A federal judge Wednesday temporarily blocked a new Los Angeles law that requires prospective city contractors to disclose any ties with the National Rifle Association.
U.S. District Judge Stephen V. Wilson granted the injunction at the request of the NRA, which sued the city of Los Angeles last summer, claiming the law violates the right to free speech and equal protection.
The NRA also called the ordinance “modern-day McCarthyism,” claiming that NRA members would have to choose between contracting with the city or keeping their memberships.

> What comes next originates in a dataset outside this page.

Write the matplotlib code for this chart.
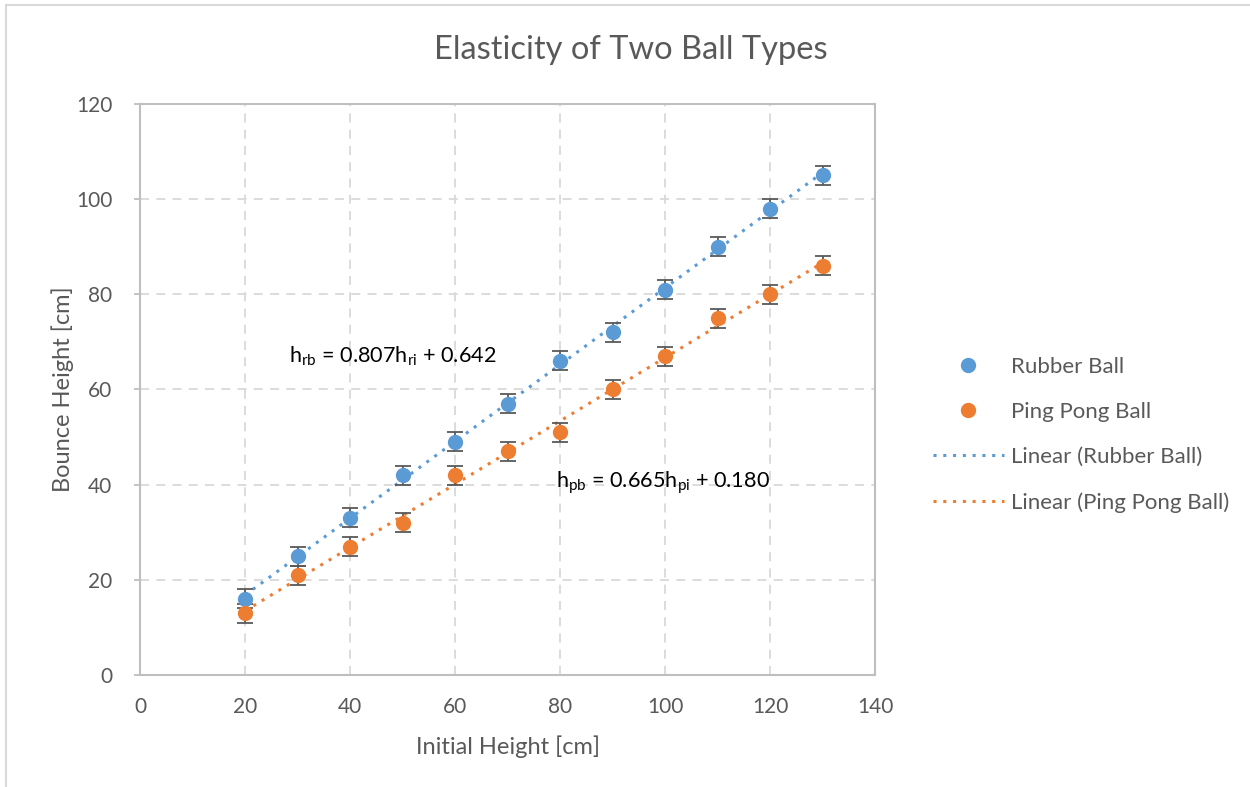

The injunction stops enforcement of the law as the case goes forward. The judge removed Mayor Eric Garcetti and the city clerk as defendants in the lawsuit but didn’t entirely throw it out.
The city may appeal the ruling or the NRA could request that the injunction be made permanent.
The law, which went into effect in April, says that contracting with NRA-linked businesses "undermines the city's efforts to legislate and promote gun safety and would lead "to more pro-gun advocacy, laxer gun laws, and inevitably more mass shootings," according to Wilson.
"Even if this chain of logic was supported by fact, the city is not permitted to restrict political speech as a means of achieving its goal of safer cities," he ruled.
The NRA dropped a lawsuit against San Francisco last month after the board of supervisors declared it a “domestic terrorist organization.”